First off, I was so excited to win the award. Really, it was a huge surprise and a really big honor.
The paper was on how there are more than ten federal agencies that are involved with some aspect of food safety regulation. That’s shocking to a lot of people to know there are so many federal agencies involved with the regulation of food production and safety. There are so many pieces of it and my paper explores kind of the coordination or lack of coordination that goes on between all the different types of agencies that do food safety.
Because, if we don’t understand that, the different types and levels of food safety regulations coming from the government are going to be maybe duplicative, maybe haphazard, maybe uncoordinated if it doesn’t have more of a single vision. That’s not good for anyone whether you’re trying to find out what you’re eating, taking a policy approach, or if you’re the one being regulated.
Where do you see that going in the future? What are the Challenges and Opportunities?
One of the big roadblocks in food safety regulation is the overarching federal statutes charging agencies with regulation are so piecemeal. All the different aspects of food safety are just scattered and split up between these ten agencies.
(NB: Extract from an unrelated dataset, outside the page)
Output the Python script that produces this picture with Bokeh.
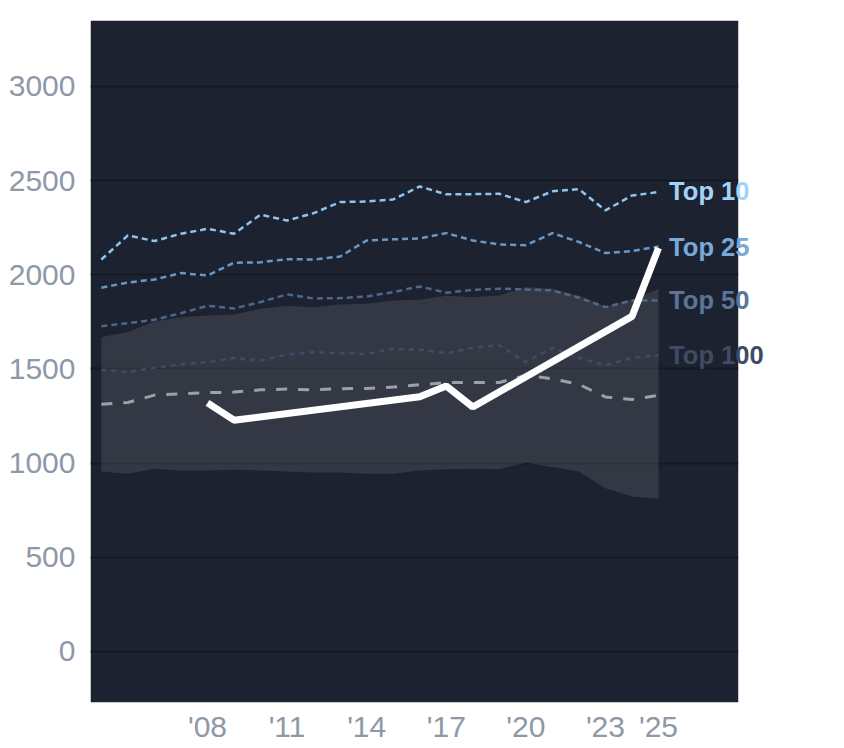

It’s not really high on congressional priorities, but if there were a coordinated Congressional approach we could probably easily solve a lot of these frustrations quickly.
Without that action and priority from Congress then it takes some kind of executive role to pull all of this together.
Without getting political, we just don’t know what’s coming in the next four years, or what we can expect in terms of food safety reforms. President Trump just hasn’t said anything on this topic. So, without any substantive comment from the new administration, I am just not sure what we can expect to accomplish which means we continue along with this scattered approach. I just don’t know.
How did you find AALA and what keeps you involved with AALA?
The 2016 Symposium is the first official meeting I attended. I actually snuck into one when they had their symposium in Madison, Wisconsin. I’ve been involved with colleagues who are much more strongly involved. Susan Schneider is so active and I’ve known her for years. I have a number of colleagues and friends who are in academia who are much more regular attendees of AALA. I really enjoyed going to the symposium this year and I really want to go more regularly. Because of the topics I work on and the focus I have, I can see myself getting more involved with AALA in the future.